Mortgage buyer Freddie Mac said Thursday the rate on 30-year, fixed-rate mortgages increased to an average 4.03 percent from 3.96 percent last week. It stood at 3.42 percent a year ago and averaged a record low 3.65 percent in 2016.
The rate on 15-year, fixed-rate home loans, popular with homeowners who are refinancing their mortgages, rose to 3.29 percent last week from 3.22 percent.
Mortgage rates still remain historically low, even though the Federal Reserve has begun to ratchet up short-term interest rates. In testimony to Congress this week, Fed Chair Janet Yellen raised the possibility that the Fed would consider slowing the pace of its interest rate increases if inflation remained persistently below its target level.

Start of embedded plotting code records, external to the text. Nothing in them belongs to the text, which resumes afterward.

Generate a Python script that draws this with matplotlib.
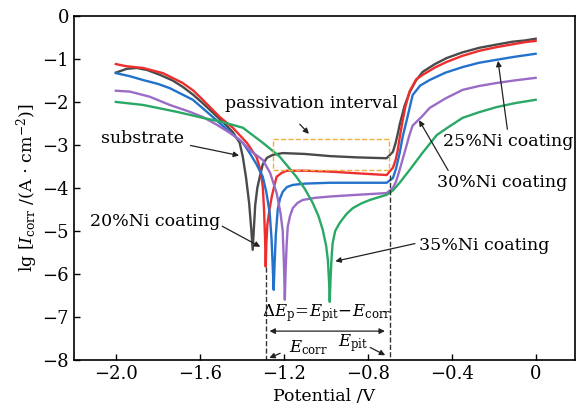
import matplotlib
matplotlib.use("Agg")
import matplotlib.pyplot as plt

plt.rcParams['font.family'] = 'DejaVu Serif'
plt.rcParams['mathtext.fontset'] = 'dejavuserif'

# polarization curves: potential (V) vs lg current density
sub_x = [-2.0, -1.948, -1.90, -1.85, -1.79, -1.73, -1.681, -1.63, -1.586, -1.54, -1.49, -1.443,
         -1.41, -1.395, -1.38, -1.365, -1.355, -1.348, -1.343, -1.336, -1.326, -1.314, -1.30,
         -1.28, -1.252, -1.205, -1.10, -0.98, -0.85, -0.71, -0.68, -0.667, -0.655, -0.648,
         -0.625, -0.60, -0.57, -0.538, -0.48, -0.424, -0.35, -0.267, -0.19, -0.11, -0.05, 0.0]
sub_y = [-1.32, -1.23, -1.21, -1.26, -1.37, -1.50, -1.65, -1.84, -2.03, -2.24, -2.47, -2.70,
         -2.95, -3.28, -3.75, -4.35, -4.95, -5.44, -5.00, -4.40, -4.00, -3.74, -3.45,
         -3.30, -3.23, -3.19, -3.21, -3.26, -3.29, -3.31, -3.16, -2.95, -2.70, -2.53,
         -2.10, -1.77, -1.50, -1.30, -1.12, -0.98, -0.85, -0.74, -0.67, -0.60, -0.57, -0.53]

ni20_x = [-2.0, -1.95, -1.871, -1.776, -1.681, -1.63, -1.586, -1.505, -1.443, -1.376, -1.33,
          -1.31, -1.30, -1.294, -1.289, -1.286, -1.283, -1.278, -1.268, -1.257, -1.245, -1.234,
          -1.21, -1.186, -1.10, -0.98, -0.85, -0.71, -0.68, -0.667, -0.657, -0.645, -0.633,
          -0.62, -0.60, -0.57, -0.538, -0.48, -0.424, -0.35, -0.267, -0.19, -0.11, -0.05, 0.0]
ni20_y = [-1.12, -1.17, -1.21, -1.33, -1.56, -1.74, -1.95, -2.35, -2.60, -2.95, -3.28,
          -3.60, -3.97, -4.50, -5.20, -5.83, -5.30, -4.85, -4.50, -4.20, -3.95, -3.74,
          -3.65, -3.60, -3.60, -3.62, -3.66, -3.70, -3.53, -3.35, -3.12, -2.75, -2.42,
          -2.10, -1.75, -1.48, -1.37, -1.20, -1.07, -0.93, -0.81, -0.73, -0.66, -0.61, -0.58]

ni25_x = [-2.0, -1.935, -1.871, -1.80, -1.743, -1.633, -1.538, -1.457, -1.395, -1.362, -1.33,
          -1.30, -1.283, -1.267, -1.258, -1.252, -1.248, -1.244, -1.238, -1.229, -1.218, -1.205,
          -1.185, -1.157, -1.10, -0.98, -0.85, -0.71, -0.68, -0.665, -0.648, -0.633, -0.614,
          -0.586, -0.55, -0.505, -0.43, -0.348, -0.27, -0.186, -0.10, 0.0]
ni25_y = [-1.33, -1.40, -1.49, -1.58, -1.68, -1.95, -2.35, -2.70, -2.95, -3.19, -3.45,
          -3.74, -4.10, -4.58, -5.20, -5.90, -6.37, -5.80, -5.10, -4.51, -4.25, -4.09,
          -3.98, -3.93, -3.90, -3.88, -3.88, -3.88, -3.77, -3.55, -3.19, -2.80, -2.42,
          -1.84, -1.62, -1.49, -1.32, -1.19, -1.09, -1.02, -0.95, -0.88]

ni30_x = [-2.0, -1.933, -1.838, -1.743, -1.648, -1.586, -1.519, -1.457, -1.41, -1.362, -1.30,
          -1.265, -1.234, -1.215, -1.205, -1.199, -1.195, -1.191, -1.186, -1.181, -1.17, -1.157,
          -1.135, -1.11, -1.05, -0.98, -0.85, -0.71, -0.68, -0.665, -0.648, -0.62, -0.60,
          -0.586, -0.54, -0.505, -0.43, -0.348, -0.27, -0.186, -0.10, 0.0]
ni30_y = [-1.74, -1.76, -1.88, -2.07, -2.23, -2.35, -2.53, -2.72, -2.88, -3.12, -3.35,
          -3.65, -4.12, -4.60, -5.00, -5.80, -6.60, -5.90, -5.30, -4.90, -4.65, -4.47,
          -4.35, -4.28, -4.23, -4.20, -4.16, -4.12, -4.00, -3.85, -3.58, -3.10, -2.75,
          -2.55, -2.33, -2.14, -1.92, -1.72, -1.63, -1.56, -1.50, -1.44]

ni35_x = [-2.0, -1.871, -1.71, -1.586, -1.49, -1.395, -1.30, -1.22, -1.14, -1.10, -1.062,
          -1.035, -1.014, -0.998, -0.99, -0.984, -0.981, -0.977, -0.972, -0.967, -0.955, -0.933,
          -0.90, -0.871, -0.83, -0.79, -0.75, -0.71, -0.68, -0.648, -0.60, -0.54, -0.471,
          -0.42, -0.348, -0.27, -0.186, -0.10, 0.0]
ni35_y = [-2.00, -2.07, -2.23, -2.37, -2.47, -2.60, -2.95, -3.27, -3.74, -4.02, -4.35,
          -4.65, -4.98, -5.35, -5.67, -6.20, -6.65, -6.10, -5.60, -5.28, -5.00, -4.81,
          -4.60, -4.47, -4.36, -4.28, -4.22, -4.16, -4.06, -3.88, -3.58, -3.19, -2.77,
          -2.60, -2.37, -2.24, -2.12, -2.03, -1.95]

# passivation region and characteristic potentials
box_x = [-1.252, -0.70]
box_y = [-3.58, -2.86]
e_corr = -1.286
e_pit = -0.695

fig = plt.figure(figsize=(5.77, 4.19), dpi=100)
ax = fig.add_axes([0.128, 0.141, 0.868, 0.821])

lw = 1.7
ax.plot(sub_x, sub_y, color='#4a4a4a', lw=lw)
ax.plot(ni20_x, ni20_y, color='#ee2d2d', lw=lw)
ax.plot(ni25_x, ni25_y, color='#2272cc', lw=lw)
ax.plot(ni30_x, ni30_y, color='#9a6cc8', lw=lw)
ax.plot(ni35_x, ni35_y, color='#2aa866', lw=lw)

# dashed helper lines
ax.plot([e_corr, e_corr], [-5.85, -8], ls='--', color='#333333', lw=1.0)
ax.plot([e_pit, e_pit], [-3.7, -8], ls='--', color='#333333', lw=1.0)
ax.plot([box_x[0], box_x[1], box_x[1], box_x[0], box_x[0]],
        [box_y[0], box_y[0], box_y[1], box_y[1], box_y[0]],
        ls='--', color='#f0b040', lw=1.0)

arrow = dict(arrowstyle='-|>', color='#222222', lw=0.9, mutation_scale=8)
fs = 12.5

ax.annotate('', xy=(e_corr + 0.005, -7.33), xytext=(e_pit - 0.01, -7.33),
            arrowprops=dict(arrowstyle='<|-|>', color='#222222', lw=0.9, mutation_scale=8))
ax.text(-0.995, -6.92, r'$\Delta E_{\mathrm{p}}\!=\!E_{\mathrm{pit}}\!-\!E_{\mathrm{corr}}$',
        ha='center', va='center', fontsize=12)
ax.text(-1.08, -7.72, r'$E_{\mathrm{corr}}$', ha='center', va='center', fontsize=12)
ax.annotate('', xy=(e_corr + 0.005, -7.98), xytext=(-1.205, -7.82), arrowprops=arrow)
ax.text(-0.87, -7.60, r'$E_{\mathrm{pit}}$', ha='center', va='center', fontsize=12)
ax.annotate('', xy=(e_pit - 0.01, -7.92), xytext=(-0.80, -7.68), arrowprops=arrow)

ax.text(-1.067, -2.03, 'passivation interval', ha='center', va='center', fontsize=fs)
ax.annotate('', xy=(-1.071, -2.79), xytext=(-1.133, -2.47), arrowprops=arrow)
ax.text(-1.871, -2.84, 'substrate', ha='center', va='center', fontsize=fs)
ax.annotate('', xy=(-1.40, -3.26), xytext=(-1.657, -3.0), arrowprops=arrow)
ax.text(-1.814, -4.79, '20%Ni coating', ha='center', va='center', fontsize=fs)
ax.annotate('', xy=(-1.30, -5.40), xytext=(-1.505, -4.86), arrowprops=arrow)
ax.text(-0.243, -5.33, '35%Ni coating', ha='center', va='center', fontsize=fs)
ax.annotate('', xy=(-0.967, -5.72), xytext=(-0.562, -5.28), arrowprops=arrow)
ax.text(-0.129, -2.93, '25%Ni coating', ha='center', va='center', fontsize=fs)
ax.annotate('', xy=(-0.181, -0.98), xytext=(-0.133, -2.70), arrowprops=arrow)
ax.text(-0.162, -3.88, '30%Ni coating', ha='center', va='center', fontsize=fs)
ax.annotate('', xy=(-0.562, -2.37), xytext=(-0.41, -3.65), arrowprops=arrow)

ax.set_xlim(-2.2, 0.186)
ax.set_ylim(-8, 0)
ax.set_xticks([-2.0, -1.6, -1.2, -0.8, -0.4, 0])
ax.set_xticklabels(['\u22122.0', '\u22121.6', '\u22121.2', '\u22120.8', '\u22120.4', '0'])
ax.set_yticks(range(-8, 1))
ax.set_yticklabels(['\u2212%d' % -v if v < 0 else '0' for v in range(-8, 1)])
ax.tick_params(direction='in', length=4, width=1.0, labelsize=13, top=False, right=False)
for s in ax.spines.values():
    s.set_linewidth(1.2)

ax.set_xlabel('Potential /V', fontsize=12.5, labelpad=4)
ax.set_ylabel(r'lg [$I_{\mathrm{corr}}$ /(A $\cdot$ cm$^{-2}$)]', fontsize=12.5, labelpad=2)

fig.savefig('out.png', dpi=100)
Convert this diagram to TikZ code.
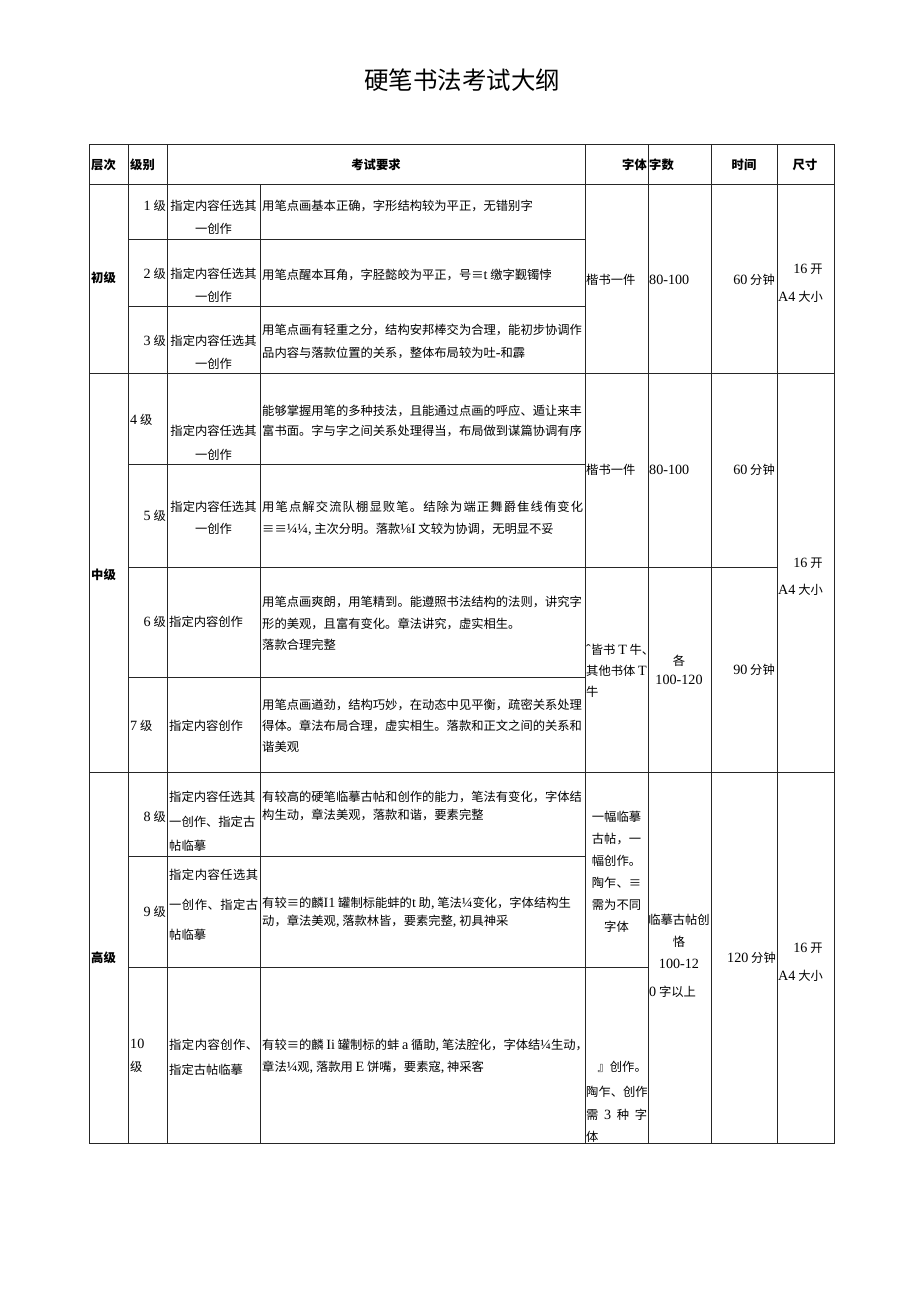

To calculate average mortgage rates, Freddie Mac surveys lenders across the country between Monday and Wednesday each week. The average doesn’t include extra fees, known as points, which most borrowers must pay to get the lowest rates. One point equals 1 percent of the loan amount.
The average fee for a 30-year mortgage fell to 0.5 point from 0.6 point last week. The fee on 15-year loans was unchanged at 0.5 point.
Rates on adjustable five-year loans rose to 3.28 percent from 3.21 percent last week. The fee held steady at 0.5 point.